↓
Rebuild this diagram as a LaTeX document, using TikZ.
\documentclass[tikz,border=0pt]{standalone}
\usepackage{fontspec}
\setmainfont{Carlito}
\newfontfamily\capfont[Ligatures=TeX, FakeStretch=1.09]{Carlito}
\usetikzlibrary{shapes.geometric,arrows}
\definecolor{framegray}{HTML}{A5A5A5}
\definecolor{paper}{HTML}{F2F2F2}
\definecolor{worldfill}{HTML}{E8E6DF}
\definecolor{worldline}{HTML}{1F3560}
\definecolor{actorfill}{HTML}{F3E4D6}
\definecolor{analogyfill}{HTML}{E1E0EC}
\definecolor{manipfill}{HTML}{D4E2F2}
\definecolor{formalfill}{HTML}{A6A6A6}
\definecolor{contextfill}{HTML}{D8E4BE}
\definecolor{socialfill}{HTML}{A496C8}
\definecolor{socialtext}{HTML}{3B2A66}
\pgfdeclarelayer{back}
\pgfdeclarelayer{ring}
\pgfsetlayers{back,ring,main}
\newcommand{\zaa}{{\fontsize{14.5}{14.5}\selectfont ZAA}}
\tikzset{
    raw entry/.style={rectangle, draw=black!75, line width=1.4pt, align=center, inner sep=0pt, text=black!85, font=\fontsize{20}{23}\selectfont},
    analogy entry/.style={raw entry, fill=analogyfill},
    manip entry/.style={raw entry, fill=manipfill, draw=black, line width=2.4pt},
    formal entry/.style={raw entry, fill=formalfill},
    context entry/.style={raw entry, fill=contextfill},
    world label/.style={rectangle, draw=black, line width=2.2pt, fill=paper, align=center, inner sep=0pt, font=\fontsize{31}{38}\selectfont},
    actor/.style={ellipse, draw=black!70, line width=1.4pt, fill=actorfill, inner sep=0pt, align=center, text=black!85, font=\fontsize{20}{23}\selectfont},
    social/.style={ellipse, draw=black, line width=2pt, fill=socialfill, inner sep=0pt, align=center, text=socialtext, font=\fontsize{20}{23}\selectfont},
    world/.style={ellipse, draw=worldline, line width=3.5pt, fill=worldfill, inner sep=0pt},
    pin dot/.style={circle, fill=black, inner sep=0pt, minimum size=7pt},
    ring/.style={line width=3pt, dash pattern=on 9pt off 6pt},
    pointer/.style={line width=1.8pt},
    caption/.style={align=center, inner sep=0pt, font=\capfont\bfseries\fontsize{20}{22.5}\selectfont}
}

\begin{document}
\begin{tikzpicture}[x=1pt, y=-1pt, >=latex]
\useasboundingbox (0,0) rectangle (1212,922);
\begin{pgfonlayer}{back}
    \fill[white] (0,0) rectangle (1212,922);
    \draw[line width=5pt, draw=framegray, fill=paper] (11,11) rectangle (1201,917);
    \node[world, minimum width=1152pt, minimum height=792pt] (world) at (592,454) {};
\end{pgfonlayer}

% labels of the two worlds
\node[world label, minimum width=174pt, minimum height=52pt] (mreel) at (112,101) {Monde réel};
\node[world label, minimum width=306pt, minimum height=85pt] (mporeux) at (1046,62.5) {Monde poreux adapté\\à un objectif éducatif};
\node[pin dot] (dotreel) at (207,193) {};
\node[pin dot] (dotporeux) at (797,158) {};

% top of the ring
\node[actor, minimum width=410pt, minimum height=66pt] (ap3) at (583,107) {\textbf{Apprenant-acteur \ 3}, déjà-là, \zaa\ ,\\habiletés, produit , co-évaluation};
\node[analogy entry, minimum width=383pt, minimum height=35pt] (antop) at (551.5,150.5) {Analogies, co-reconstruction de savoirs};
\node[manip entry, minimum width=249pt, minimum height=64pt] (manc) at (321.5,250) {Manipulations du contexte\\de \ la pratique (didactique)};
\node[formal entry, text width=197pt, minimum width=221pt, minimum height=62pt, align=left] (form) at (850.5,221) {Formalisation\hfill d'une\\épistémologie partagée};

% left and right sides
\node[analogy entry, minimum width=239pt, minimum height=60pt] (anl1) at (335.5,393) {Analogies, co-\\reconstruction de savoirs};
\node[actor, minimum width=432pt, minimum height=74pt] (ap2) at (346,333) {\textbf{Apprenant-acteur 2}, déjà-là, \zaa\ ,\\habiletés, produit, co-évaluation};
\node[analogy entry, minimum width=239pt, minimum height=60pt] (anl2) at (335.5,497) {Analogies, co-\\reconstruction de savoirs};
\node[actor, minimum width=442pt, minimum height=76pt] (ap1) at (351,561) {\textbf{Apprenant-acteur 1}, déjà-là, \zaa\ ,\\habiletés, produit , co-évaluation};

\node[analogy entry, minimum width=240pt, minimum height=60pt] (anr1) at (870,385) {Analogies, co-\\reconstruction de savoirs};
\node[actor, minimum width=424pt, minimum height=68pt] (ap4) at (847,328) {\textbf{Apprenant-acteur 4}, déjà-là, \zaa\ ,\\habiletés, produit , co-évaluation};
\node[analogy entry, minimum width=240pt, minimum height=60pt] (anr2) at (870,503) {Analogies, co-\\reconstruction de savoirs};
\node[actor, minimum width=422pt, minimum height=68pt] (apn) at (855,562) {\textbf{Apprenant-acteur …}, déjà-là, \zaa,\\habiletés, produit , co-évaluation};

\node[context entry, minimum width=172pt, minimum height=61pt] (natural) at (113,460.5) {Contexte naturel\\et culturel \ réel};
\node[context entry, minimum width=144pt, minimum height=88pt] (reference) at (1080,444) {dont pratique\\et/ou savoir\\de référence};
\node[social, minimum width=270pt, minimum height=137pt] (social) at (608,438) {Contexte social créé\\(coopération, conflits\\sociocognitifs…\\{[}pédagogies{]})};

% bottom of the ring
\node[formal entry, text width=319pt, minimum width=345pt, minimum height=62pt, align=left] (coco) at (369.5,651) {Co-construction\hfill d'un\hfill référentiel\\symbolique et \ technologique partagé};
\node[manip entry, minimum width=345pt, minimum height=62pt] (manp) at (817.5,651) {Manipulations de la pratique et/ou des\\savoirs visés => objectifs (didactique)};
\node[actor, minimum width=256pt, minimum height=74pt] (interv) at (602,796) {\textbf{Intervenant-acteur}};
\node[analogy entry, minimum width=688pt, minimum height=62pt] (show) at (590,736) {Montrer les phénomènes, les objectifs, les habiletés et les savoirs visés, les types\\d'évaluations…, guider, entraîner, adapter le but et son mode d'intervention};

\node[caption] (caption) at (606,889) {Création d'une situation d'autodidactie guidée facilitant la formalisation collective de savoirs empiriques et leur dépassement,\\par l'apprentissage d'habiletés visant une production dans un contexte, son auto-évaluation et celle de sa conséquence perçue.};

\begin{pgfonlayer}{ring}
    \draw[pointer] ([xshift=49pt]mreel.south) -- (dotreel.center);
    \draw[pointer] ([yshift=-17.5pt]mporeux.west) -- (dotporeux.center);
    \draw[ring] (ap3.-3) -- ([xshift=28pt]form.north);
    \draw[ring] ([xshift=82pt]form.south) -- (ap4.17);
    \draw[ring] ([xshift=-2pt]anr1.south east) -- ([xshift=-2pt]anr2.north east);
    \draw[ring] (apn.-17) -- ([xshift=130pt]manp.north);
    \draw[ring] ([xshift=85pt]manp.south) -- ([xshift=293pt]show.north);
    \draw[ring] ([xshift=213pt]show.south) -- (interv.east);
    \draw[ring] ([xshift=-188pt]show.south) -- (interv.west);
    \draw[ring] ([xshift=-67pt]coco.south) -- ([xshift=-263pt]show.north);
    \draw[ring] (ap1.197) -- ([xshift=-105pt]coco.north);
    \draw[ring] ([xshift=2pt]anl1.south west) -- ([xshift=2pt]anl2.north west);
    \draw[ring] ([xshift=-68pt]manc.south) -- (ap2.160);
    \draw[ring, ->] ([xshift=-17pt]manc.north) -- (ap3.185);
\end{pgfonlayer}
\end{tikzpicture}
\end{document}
↑
* Exercise objective:
Reproduce the listing above word for word.

* Worked solution:
Rebuild this diagram as a LaTeX document, using TikZ.
\documentclass[tikz,border=0pt]{standalone}
\usepackage{fontspec}
\setmainfont{Carlito}
\newfontfamily\capfont[Ligatures=TeX, FakeStretch=1.09]{Carlito}
\usetikzlibrary{shapes.geometric,arrows}
\definecolor{framegray}{HTML}{A5A5A5}
\definecolor{paper}{HTML}{F2F2F2}
\definecolor{worldfill}{HTML}{E8E6DF}
\definecolor{worldline}{HTML}{1F3560}
\definecolor{actorfill}{HTML}{F3E4D6}
\definecolor{analogyfill}{HTML}{E1E0EC}
\definecolor{manipfill}{HTML}{D4E2F2}
\definecolor{formalfill}{HTML}{A6A6A6}
\definecolor{contextfill}{HTML}{D8E4BE}
\definecolor{socialfill}{HTML}{A496C8}
\definecolor{socialtext}{HTML}{3B2A66}
\pgfdeclarelayer{back}
\pgfdeclarelayer{ring}
\pgfsetlayers{back,ring,main}
\newcommand{\zaa}{{\fontsize{14.5}{14.5}\selectfont ZAA}}
\tikzset{
    raw entry/.style={rectangle, draw=black!75, line width=1.4pt, align=center, inner sep=0pt, text=black!85, font=\fontsize{20}{23}\selectfont},
    analogy entry/.style={raw entry, fill=analogyfill},
    manip entry/.style={raw entry, fill=manipfill, draw=black, line width=2.4pt},
    formal entry/.style={raw entry, fill=formalfill},
    context entry/.style={raw entry, fill=contextfill},
    world label/.style={rectangle, draw=black, line width=2.2pt, fill=paper, align=center, inner sep=0pt, font=\fontsize{31}{38}\selectfont},
    actor/.style={ellipse, draw=black!70, line width=1.4pt, fill=actorfill, inner sep=0pt, align=center, text=black!85, font=\fontsize{20}{23}\selectfont},
    social/.style={ellipse, draw=black, line width=2pt, fill=socialfill, inner sep=0pt, align=center, text=socialtext, font=\fontsize{20}{23}\selectfont},
    world/.style={ellipse, draw=worldline, line width=3.5pt, fill=worldfill, inner sep=0pt},
    pin dot/.style={circle, fill=black, inner sep=0pt, minimum size=7pt},
    ring/.style={line width=3pt, dash pattern=on 9pt off 6pt},
    pointer/.style={line width=1.8pt},
    caption/.style={align=center, inner sep=0pt, font=\capfont\bfseries\fontsize{20}{22.5}\selectfont}
}

\begin{document}
\begin{tikzpicture}[x=1pt, y=-1pt, >=latex]
\useasboundingbox (0,0) rectangle (1212,922);
\begin{pgfonlayer}{back}
    \fill[white] (0,0) rectangle (1212,922);
    \draw[line width=5pt, draw=framegray, fill=paper] (11,11) rectangle (1201,917);
    \node[world, minimum width=1152pt, minimum height=792pt] (world) at (592,454) {};
\end{pgfonlayer}

% labels of the two worlds
\node[world label, minimum width=174pt, minimum height=52pt] (mreel) at (112,101) {Monde réel};
\node[world label, minimum width=306pt, minimum height=85pt] (mporeux) at (1046,62.5) {Monde poreux adapté\\à un objectif éducatif};
\node[pin dot] (dotreel) at (207,193) {};
\node[pin dot] (dotporeux) at (797,158) {};

% top of the ring
\node[actor, minimum width=410pt, minimum height=66pt] (ap3) at (583,107) {\textbf{Apprenant-acteur \ 3}, déjà-là, \zaa\ ,\\habiletés, produit , co-évaluation};
\node[analogy entry, minimum width=383pt, minimum height=35pt] (antop) at (551.5,150.5) {Analogies, co-reconstruction de savoirs};
\node[manip entry, minimum width=249pt, minimum height=64pt] (manc) at (321.5,250) {Manipulations du contexte\\de \ la pratique (didactique)};
\node[formal entry, text width=197pt, minimum width=221pt, minimum height=62pt, align=left] (form) at (850.5,221) {Formalisation\hfill d'une\\épistémologie partagée};

% left and right sides
\node[analogy entry, minimum width=239pt, minimum height=60pt] (anl1) at (335.5,393) {Analogies, co-\\reconstruction de savoirs};
\node[actor, minimum width=432pt, minimum height=74pt] (ap2) at (346,333) {\textbf{Apprenant-acteur 2}, déjà-là, \zaa\ ,\\habiletés, produit, co-évaluation};
\node[analogy entry, minimum width=239pt, minimum height=60pt] (anl2) at (335.5,497) {Analogies, co-\\reconstruction de savoirs};
\node[actor, minimum width=442pt, minimum height=76pt] (ap1) at (351,561) {\textbf{Apprenant-acteur 1}, déjà-là, \zaa\ ,\\habiletés, produit , co-évaluation};

\node[analogy entry, minimum width=240pt, minimum height=60pt] (anr1) at (870,385) {Analogies, co-\\reconstruction de savoirs};
\node[actor, minimum width=424pt, minimum height=68pt] (ap4) at (847,328) {\textbf{Apprenant-acteur 4}, déjà-là, \zaa\ ,\\habiletés, produit , co-évaluation};
\node[analogy entry, minimum width=240pt, minimum height=60pt] (anr2) at (870,503) {Analogies, co-\\reconstruction de savoirs};
\node[actor, minimum width=422pt, minimum height=68pt] (apn) at (855,562) {\textbf{Apprenant-acteur …}, déjà-là, \zaa,\\habiletés, produit , co-évaluation};

\node[context entry, minimum width=172pt, minimum height=61pt] (natural) at (113,460.5) {Contexte naturel\\et culturel \ réel};
\node[context entry, minimum width=144pt, minimum height=88pt] (reference) at (1080,444) {dont pratique\\et/ou savoir\\de référence};
\node[social, minimum width=270pt, minimum height=137pt] (social) at (608,438) {Contexte social créé\\(coopération, conflits\\sociocognitifs…\\{[}pédagogies{]})};

% bottom of the ring
\node[formal entry, text width=319pt, minimum width=345pt, minimum height=62pt, align=left] (coco) at (369.5,651) {Co-construction\hfill d'un\hfill référentiel\\symbolique et \ technologique partagé};
\node[manip entry, minimum width=345pt, minimum height=62pt] (manp) at (817.5,651) {Manipulations de la pratique et/ou des\\savoirs visés => objectifs (didactique)};
\node[actor, minimum width=256pt, minimum height=74pt] (interv) at (602,796) {\textbf{Intervenant-acteur}};
\node[analogy entry, minimum width=688pt, minimum height=62pt] (show) at (590,736) {Montrer les phénomènes, les objectifs, les habiletés et les savoirs visés, les types\\d'évaluations…, guider, entraîner, adapter le but et son mode d'intervention};

\node[caption] (caption) at (606,889) {Création d'une situation d'autodidactie guidée facilitant la formalisation collective de savoirs empiriques et leur dépassement,\\par l'apprentissage d'habiletés visant une production dans un contexte, son auto-évaluation et celle de sa conséquence perçue.};

\begin{pgfonlayer}{ring}
    \draw[pointer] ([xshift=49pt]mreel.south) -- (dotreel.center);
    \draw[pointer] ([yshift=-17.5pt]mporeux.west) -- (dotporeux.center);
    \draw[ring] (ap3.-3) -- ([xshift=28pt]form.north);
    \draw[ring] ([xshift=82pt]form.south) -- (ap4.17);
    \draw[ring] ([xshift=-2pt]anr1.south east) -- ([xshift=-2pt]anr2.north east);
    \draw[ring] (apn.-17) -- ([xshift=130pt]manp.north);
    \draw[ring] ([xshift=85pt]manp.south) -- ([xshift=293pt]show.north);
    \draw[ring] ([xshift=213pt]show.south) -- (interv.east);
    \draw[ring] ([xshift=-188pt]show.south) -- (interv.west);
    \draw[ring] ([xshift=-67pt]coco.south) -- ([xshift=-263pt]show.north);
    \draw[ring] (ap1.197) -- ([xshift=-105pt]coco.north);
    \draw[ring] ([xshift=2pt]anl1.south west) -- ([xshift=2pt]anl2.north west);
    \draw[ring] ([xshift=-68pt]manc.south) -- (ap2.160);
    \draw[ring, ->] ([xshift=-17pt]manc.north) -- (ap3.185);
\end{pgfonlayer}
\end{tikzpicture}
\end{document}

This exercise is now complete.